Crowdfunding: will the UK be next to join this trend?
At a time when companies in the mining sector are struggling to raise capital to finance their ventures, some Canadian mining companies have turned to crowdfunding platforms as an innovative solution.
The concept has been around for some time in various fields, including new technology, entertainment and media, and has been relatively successful. As a result, some mining companies have decided to utilise it.
The Toronto-based company Klondike Strike Inc. was the first to offer a mining-centric equity crowdfunding platform. Its platform, Red Cloud, operates in Canada through the offering memorandum exemption under section 2.9 of National Instrument 45-106 Prospectus Exemptions (“NI 45-106”) and as an exempt market dealer through National Instrument 31-103 Registration Requirements, Exemptions and Ongoing Registrant Exemptions (“NI 31-103”).
By relying on NI 45-106 as opposed to a crowdfunding exemption, Red Cloud allows mining companies to solicit investments from a wider range of investors. For instance, the platform requires a minimum of two thousand five hundred Canadian dollars (CND$2,500) per investor and the maximum amount depends on whether the investor qualifies as non-eligible investor or eligible investor. Non-eligible investors may invest a maximum of ten thousand Canadian dollars (CND$10,000), cumulatively, for all investments made within a 12-month period. Alternatively, eligible investors may invest a maximum of thirty thousand Canadian dollars (CND$30,000), cumulatively, for all investments made within a 12-month period. Furthermore, those who qualify as institutional investors, accredited investors or family, friends and business associates may invest without any amount limitations. Currently, the various mining companies listed on the Red Cloud platform rely on an equity-based model, whereby investors receive shares and/or flow-through shares in the company in exchange for their investment. However, the company Klondike Strike wants to offer streaming agreements and other financing tools on the Red Cloud platform in the near future.
The Australian online platform Mineral Intelligence is hoping to do the same. The founders, Cameron McLean and Joe Treacy, have recently launched a five hundred thousand Australian dollar (A$500,000) capital raising campaign on the crowdfunding platform, Equitise, in order to commercialise its own mining-centric equity portal. The Mineral Intelligence platform would allow mining companies to list their mining projects free of charge, allowing them to raise funds from a large number of small investors. Investors on their end would be required to pay a US$5,000 annual fee to access the database. This is to ensure that only genuine investors with the capacity to invest would participate. The founders envision investments ranging typically from US$250 to US$500,000 via a significantly larger pool of retail investors.
Currently, Australia has no laws or regulations that facilitate investment through crowdfunding and their securities regulatory regime is poorly suited to such a financing model. For instance, the Corporations Act2 has stringent disclosure requirements. While it ensures investors’ protection by giving them access to detailed information about a company’s historical performance, assets, operations, risks, funding and so on, it also imposes on companies the costs of gathering, processing and generally auditing the information. While a crowd-sourced equity funding bill had been presented to the Australian parliament in December 2015, it silently died in the Senate.
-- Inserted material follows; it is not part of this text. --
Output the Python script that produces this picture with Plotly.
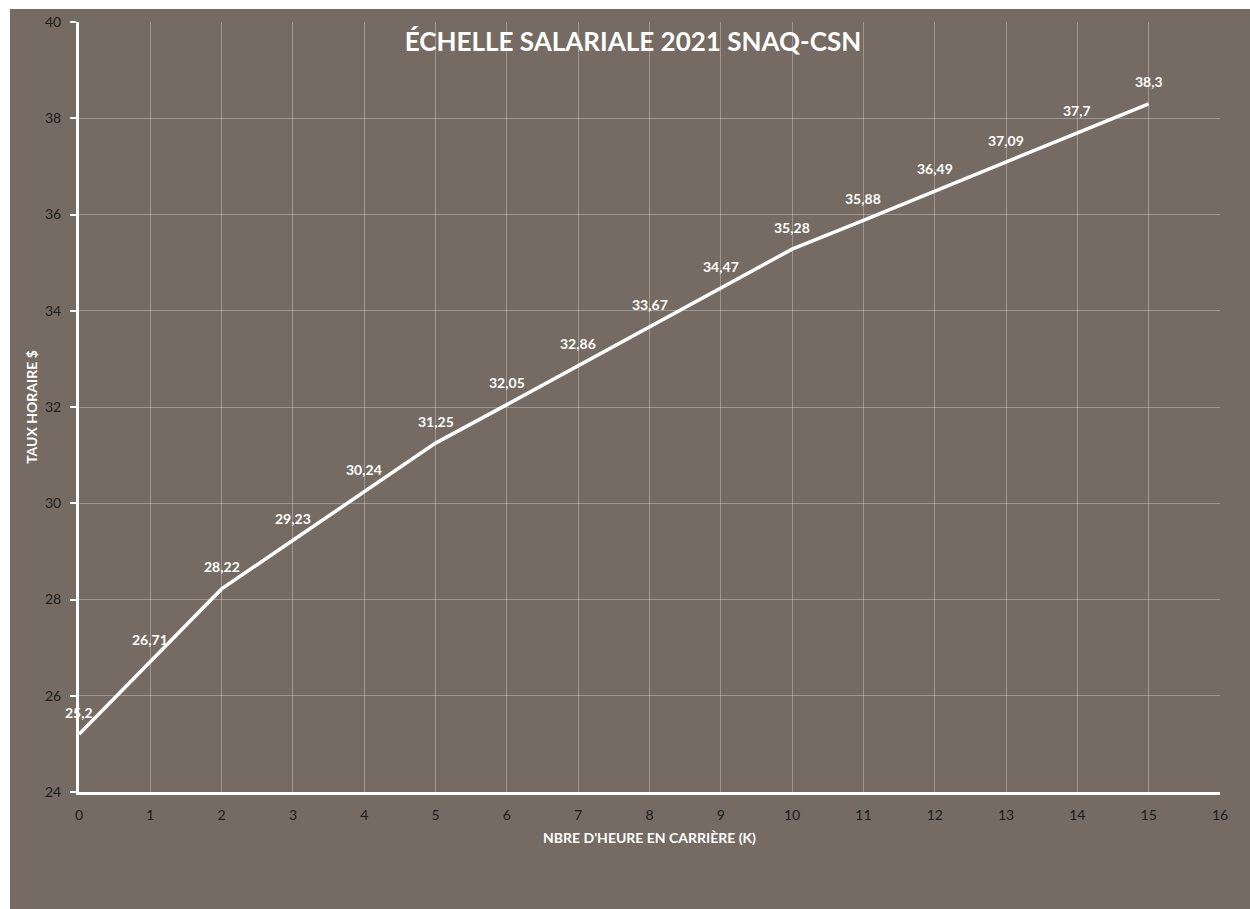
import plotly.graph_objects as go

heures = [0, 1, 2, 3, 4, 5, 6, 7, 8, 9, 10, 11, 12, 13, 14, 15]
taux = [25.2, 26.71, 28.22, 29.23, 30.24, 31.25, 32.05, 32.86, 33.67, 34.47,
        35.28, 35.88, 36.49, 37.09, 37.7, 38.3]
etiquettes = [str(v).replace('.', ',') for v in taux]

BG = "#756b62"
FONT = "Lato, Open Sans, sans-serif"
W, H = 1250, 909
L, R, T, B = 79, 30, 22, 117
pw, ph = W - L - R, H - T - B

fig = go.Figure()
fig.add_trace(go.Scatter(
    x=heures, y=taux, mode="lines",
    line=dict(color="white", width=3.5),
    showlegend=False, hoverinfo="x+y",
))

annotations = [
    dict(x=xv, y=yv, text="<b>" + t + "</b>", showarrow=False,
         xanchor="center", yanchor="middle", yshift=22,
         font=dict(family=FONT, size=14, color="white"))
    for xv, yv, t in zip(heures, taux, etiquettes)
]

fig.update_layout(
    width=W, height=H,
    margin=dict(l=L, r=R, t=T, b=B),
    paper_bgcolor=BG, plot_bgcolor=BG,
    annotations=annotations,
    title=dict(text="<b>ÉCHELLE SALARIALE 2021 SNAQ-CSN</b>",
               x=633 / W, xanchor="center",
               y=1 - 42 / H, yanchor="middle",
               font=dict(family=FONT, size=26, color="white")),
    xaxis=dict(range=[0, 16], dtick=1, tick0=0,
               showgrid=True, gridcolor="rgba(255,255,255,0.3)", gridwidth=1,
               showline=True, linecolor="white", linewidth=3,
               zeroline=False, ticks="", ticklen=0, ticklabelstandoff=8,
               tickfont=dict(family=FONT, size=14, color="#1c1c1c"),
               title=dict(text="<b>NBRE D'HEURE EN CARRIÈRE (K)</b>", standoff=12,
                          font=dict(family=FONT, size=14, color="white"))),
    yaxis=dict(range=[24, 40], dtick=2, tick0=24,
               showgrid=True, gridcolor="rgba(255,255,255,0.3)", gridwidth=1,
               showline=True, linecolor="white", linewidth=3,
               zeroline=False, ticks="outside", ticklen=6, tickcolor="white", tickwidth=2,
               ticklabelstandoff=6,
               tickfont=dict(family=FONT, size=14, color="#1c1c1c"),
               title=dict(text="<b>TAUX HORAIRE $</b>", standoff=5,
                          font=dict(family=FONT, size=14, color="white"))),
    shapes=[
        dict(type="rect", xref="paper", yref="paper",
             x0=-L / pw, x1=(-L + 10) / pw, y0=-B / ph, y1=1 + T / ph,
             fillcolor="white", line=dict(width=0), layer="below"),
        dict(type="rect", xref="paper", yref="paper",
             x0=-L / pw, x1=1 + R / pw, y0=1 + (T - 9) / ph, y1=1 + T / ph,
             fillcolor="white", line=dict(width=0), layer="below"),
    ],
)

fig.write_html("out.html")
As for the UK, it’s structure falls somewhere between Canada and Australia. While there are currently no crowdfunding platforms for the mining sector, there are numerous ones in various other sectors, including renewable energy. These are regulated by the Financial Conduct Authority (“FCA”) and fall within the scope of the Financial Services and Markets Act 2002. Furthermore, in April 2014 the FCA introduced new rules for investment through crowdfunding that apply to “non-readily realisable securities”. These types of securities are regarded as illiquid, hard-to-price securities for which there is no, or only a limited, secondary market. From a crowdfunding perspective, this implies equity products and structured equity products, such as convertible notes or structured debt products. Under the rules, direct offer financial promotions for non-readily realisable securities may only be made to the following types of investors:
- Retail clients that confirm that they will receive regulated investment advice or investment management services from an authorised person;
- Retail clients that are venture capital or corporate finance contacts;
- Retail clients who are certified or self-certify as sophisticated investors;
- Retail clients who are certified as high net worth investors;
- Retail clients who certify that they have not invested, and will not invest, more than 10% of their net investible financial assets in non-readily realisable securities.
Similarly to Canada, a UK crowdfunding platform could be mining-centric and be overseen by the FCA. In such a context, the minimum amount required to be invested could be determined by the platform and the maximum could be based on the category within which the investor falls, based on the regulations. Introducing a crowdfunding platform for mining companies in the UK would allow junior exploration companies to seek funds from a larger pool of investors generally not reachable through traditional financing sources. It would also allow smaller retail investors to have access to early stage investment opportunities in the sector that have historically only been accessible to larger financial players.
It is clear that the legal framework still needs to be adjusted in the UK in order for the mining sector to turn to crowdfunding platforms. However, with the constant growth of the start-up community in the area of payments and web-based platforms and the fintech industry becoming increasingly present, it seems to only be a matter of time before crowdfunding becomes a popular tool to raise funds in this sector.